Automatic construction of abstract (not concrete) syntax trees (non-value-carrying terminals and unit productions are suppressed; syntax-lists are converted into AST list nodes). Literal values (numbers, escaped strings) are converted to native, normalized binary values for fast internal manipulation. Source comments are captured and attached to AST nodes.

Pretty-printer generation converts ASTs back to nicely formatted legal source file form, according to a specified layout information, including source comments. In fidelity-printing mode, comments, spacing and lexical formatting information of unchanged code is preserved. Customizing allows generation of source code HTML form, or even as obfuscated source text. Trees may be output directly in XML format.

Multi-pass attribute-evaluator generation from grammar, to allow arbitrary analysis (including name/type analysis procedures) to be specified in terms of the concrete grammar provided.

Sophisticated symbol-table construction facilities for global, local, inherited, overloaded and other language-dependent name lookup and namespace management rules.

Control-flow graph construction including traditional entry/exit/action/condition nodes, but also fork/join nodes to model parallelism and/or indeterminate order (e.g., C sequence points). There predefined analyzers for constructing (post) dominators, and inducing structured control-flow regions. Additional machinery can compute compilation-unit local and system/global call graphs.

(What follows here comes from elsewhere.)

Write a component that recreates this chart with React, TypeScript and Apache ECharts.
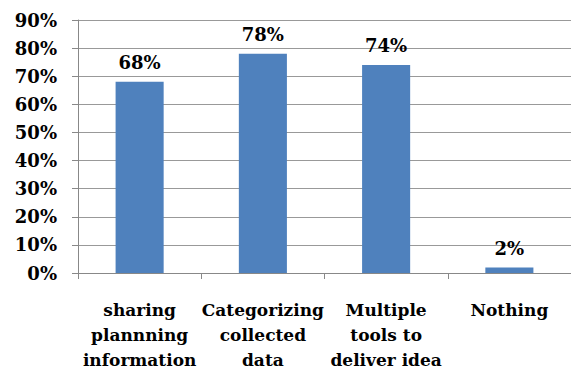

Data flow analysis framework, to allow data-flow analysis problems to be posed and answered, including predefined analyzers for constructing use-def and def-use chains. (See sample control and data flow graphs)

Points-to analysis for computing local or global points-to data, tested on systems of 13+ million lines of code.

Symbolic Range Analysis computing range constraints on program variables in terms of other variables. This is useful to detecting array-access errors, determining which switch case is selected, ... in conjunction with other analyses.

Multiple domains (notations/languages) can be represented at the same time. This enables processing or generating systems composed of parts from more than one domain (COBOL and JCL, C and Makefiles, etc.), and/or translation from one domain language to another.

Transforms and patterns can be written directly in surface-to-surface domain syntax form. Patterns can be matched against syntax trees and return bindings for parameter subtrees. Alternatively, procedural code can implement transforms, or refer to existing transforms and patterns to enable construction of very sophisticated transforms.

A full Associative/Commutative rewrite engine that operates on trees and DAGs, which can be used to apply sets of transforms.

A metaprogramming language, XCL, provides the ability to control the sequencing of the application of transforms and sets of transforms. (Future Release)

An algebraic specification subsystem can be used to specify arbitrary algebras (this is just a DMS domain!). The axioms can be treated as a set of rewrite rules. (This allows one to code arbitrary simplification procedures. (We have done simplification on boolean equations that are essentially 1 million terms in size; we have also modeled optimization of transistor [not gates!] circuits this way).